Aficionados of the modern American novel have learned to look to Philip Roth for complex literary constructions that play wittily with narrative voice and frame. One thinks of such Roth works as My Life as a Man and The Counter Life, Now Saul Bellow has demonstrated that among his other well-recognized literary gifts is an unsuspected bent for daring satire. What Bellow has done, quite simply, is to write an entire corruscatingly funny novel in the form of a pettish, bookish, grumpy, reactionary complaint against the last two decades. The "author" of this tirade, one of Bellow's most fully realized literary creations, is a mid- fiftyish professor at the University of Chicago, to whom Bellow gives the evocative name, "Bloom." Bellow appears in the book only as the author of an eight-page "Foreword," in which he introduces us to his principal and only character. The book is published under the name "Allan Bloom," and, as part of the fun, is even copyrighted in "Bloom's" name. Nevertheless, Bellow is unwilling entirely to risk the possibility that readers will misconstrue his novel as a serious piece of nonfiction by a real professor, and so, in the midst of his preface, he devotes more than a page to a flat- footed explanation of his earlier novel, Herzog, in which, he tells us straight out, he was deliberately trying to satirize pedantry.
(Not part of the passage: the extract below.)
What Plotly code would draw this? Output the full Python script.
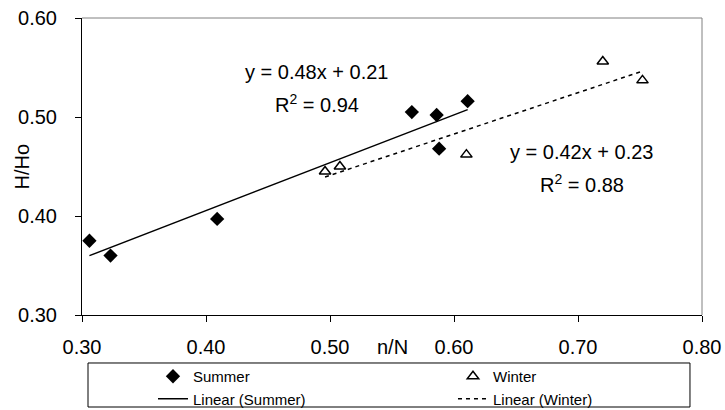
import numpy as np
import plotly.graph_objects as go

# Data
summer_x = [0.306, 0.323, 0.409, 0.566, 0.586, 0.588, 0.611]
summer_y = [0.375, 0.360, 0.397, 0.505, 0.502, 0.468, 0.516]
winter_x = [0.496, 0.508, 0.610, 0.720, 0.752]
winter_y = [0.445, 0.450, 0.462, 0.556, 0.537]

x_ticks = [0.30, 0.40, 0.50, 0.60, 0.70, 0.80]
y_ticks = [0.30, 0.40, 0.50, 0.60]

summer_eq = ["y = 0.48x + 0.21", "R<sup>2</sup> = 0.94"]
winter_eq = ["y = 0.42x + 0.23", "R<sup>2</sup> = 0.88"]

FONT = "Liberation Sans, Arial, sans-serif"


def fit_line(xs, ys):
    m, b = np.polyfit(xs, ys, 1)
    lx = np.array([min(xs), max(xs)])
    return lx, m * lx + b


sfx, sfy = fit_line(summer_x, summer_y)
wfx, wfy = fit_line(winter_x, winter_y)

fig = go.Figure()
fig.add_trace(go.Scatter(x=summer_x, y=summer_y, mode="markers", name="Summer",
                         marker=dict(symbol="diamond", size=11, color="black")))
fig.add_trace(go.Scatter(x=winter_x, y=winter_y, mode="markers", name="Winter",
                         marker=dict(symbol="triangle-up-open", size=10, color="black",
                                     line=dict(width=1.5, color="black"))))
fig.add_trace(go.Scatter(x=sfx, y=sfy, mode="lines", name="Linear (Summer)",
                         line=dict(color="black", width=1.5)))
fig.add_trace(go.Scatter(x=wfx, y=wfy, mode="lines", name="Linear (Winter)",
                         line=dict(color="black", width=1.5, dash="4px,4px")))

axis_common = dict(showgrid=False, zeroline=False, showline=True, linecolor="black",
                   linewidth=1, ticks="outside", ticklen=6, tickcolor="black",
                   tickfont=dict(family=FONT, size=20, color="black"), tickformat=".2f",
                   automargin=False, ticklabeloverflow="allow")

fig.update_xaxes(range=[0.30, 0.80], tickvals=x_ticks, ticklabelstandoff=8, **axis_common)
fig.update_yaxes(range=[0.30, 0.60], tickvals=y_ticks, ticklabelstandoff=14, **axis_common)

annotations = [
    dict(x=0.4895, y=0.5455, text=summer_eq[0]),
    dict(x=0.4895, y=0.514, text=summer_eq[1]),
    dict(x=0.703, y=0.4646, text=winter_eq[0]),
    dict(x=0.703, y=0.4333, text=winter_eq[1]),
]
for a in annotations:
    fig.add_annotation(x=a["x"], y=a["y"], xref="x", yref="y", text=a["text"],
                       showarrow=False, xanchor="center", yanchor="middle",
                       font=dict(family=FONT, size=20, color="black"))

# axis titles placed as in the reference
fig.add_annotation(x=0.5, y=-0.1077, xref="paper", yref="paper", text="n/N",
                   showarrow=False, xanchor="center", yanchor="middle",
                   font=dict(family=FONT, size=20, color="black"))
fig.add_annotation(x=-0.0968, y=0.5, xref="paper", yref="paper", text="H/Ho",
                   textangle=-90, showarrow=False, xanchor="center", yanchor="middle",
                   font=dict(family=FONT, size=20, color="black"))

# grey top / right frame of plot area
fig.add_shape(type="line", xref="paper", yref="paper", x0=0, x1=1, y0=1, y1=1,
              line=dict(color="#808080", width=1))
fig.add_shape(type="line", xref="paper", yref="paper", x0=1, x1=1, y0=0, y1=1,
              line=dict(color="#808080", width=1))
# legend frame
fig.add_shape(type="rect", xref="paper", yref="paper", x0=0.0097, x1=0.9806,
              y0=-0.3098, y1=-0.1616, line=dict(color="black", width=1))

fig.update_layout(
    width=725, height=410,
    margin=dict(l=82, r=23, t=18, b=95, autoexpand=False),
    paper_bgcolor="white", plot_bgcolor="white",
    font=dict(family=FONT, color="black"),
    showlegend=True,
    legend=dict(orientation="h", x=0.1145, y=-0.1515, xanchor="left", yanchor="top",
                entrywidth=255, entrywidthmode="pixels",
                font=dict(family=FONT, size=15, color="black"),
                bgcolor="rgba(0,0,0,0)", borderwidth=0, tracegroupgap=0),
)

fig.write_html(
    "out.html",
    config={"displayModeBar": False},
    post_script="document.body.style.margin='0';document.body.style.overflow='hidden';",
)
This bit of hand waving and flag raising by Bellow detracts from the ironic consistency of the novel, but he may perhaps be forgiven, for so compellingly believable is this new academic pedant, "Bloom," that without Bellow's warnings, The Closing of the American Mind might have been taken as a genuine piece of academic prose.

 

The novel is, for all its surface accessibility, a subtly constructed palimpsest concealing what old Hyde Park hands will recognize as a devastating in-house attack by Bellow on his own stamping ground, the Committee on Social Thought. ("Bloom" is described on the jacket as a professor in the Committee on Social Thought.) The real target, indeed, is a former member of that committee, the late Leo Strauss, a brilliant, learned, utterly mad historian of political thought who spawned, nurtured, reared, and sent out into the world several generations of disciples dedicated to his paranoid theories of textual interpretation. (Strauss, whose hermeneutics placed special emphasis on concealment, absence, and misdirection, appears only once in the book, in an aside. Bellow leaves it to the cognoscenti to recognize the true significance of the allusion.)

 

As conceived by Bellow, "Bloom" is the quintessential product of the distinctive educational theories that flourished at the college of the University of Chicago during and after the heyday of Robert Maynard Hutchins. The key to those theories was the particular mid-western, upwardly mobile first-generation version of the Great Conversation that came to be known, in its promotional publishing version, as The Great Books.

 

According to this pedagogical conception, Western civilization is a two-millennia-old conversation among a brilliant galaxy of great minds, permanently encapsulated in a recognized sequence of great texts, with Aristotle's plan for the organization of human knowledge as the architectonic armature. Plato, Aristotle, Aeschylus,  Thucydides, St. Augustine, St. Thomas, al Farabi, Maimonides, Erasmus, Cervantes, Bacon, Shakespeare, Descartes, Hobbes, Locke, Spinoza, Leibniz, Newton, on and on they come, reflecting on the relationship between man and the universe, chatting with one another, kibitzing their predecessors, a rich, endless, moveable feast of ideas and intellectual passions. The list, by now, has grown enormously long, but- and this is the secret of its mesmerizing attraction to the eager young students who were drawn to Chicago- it is finite. However much work it may be to plow through the great books, once one has completed the task, one is educated! One can now join the Great Conversation, perhaps not as an active participant, but certainly as a thoughtful listener. And this is true, regardless of one's family background, upbringing, lack of private schooling, or inappropriate dress. Unlike the Ivy League, where the wrong social class marked one permanently as inferior, Chicago offered a "career open to talents."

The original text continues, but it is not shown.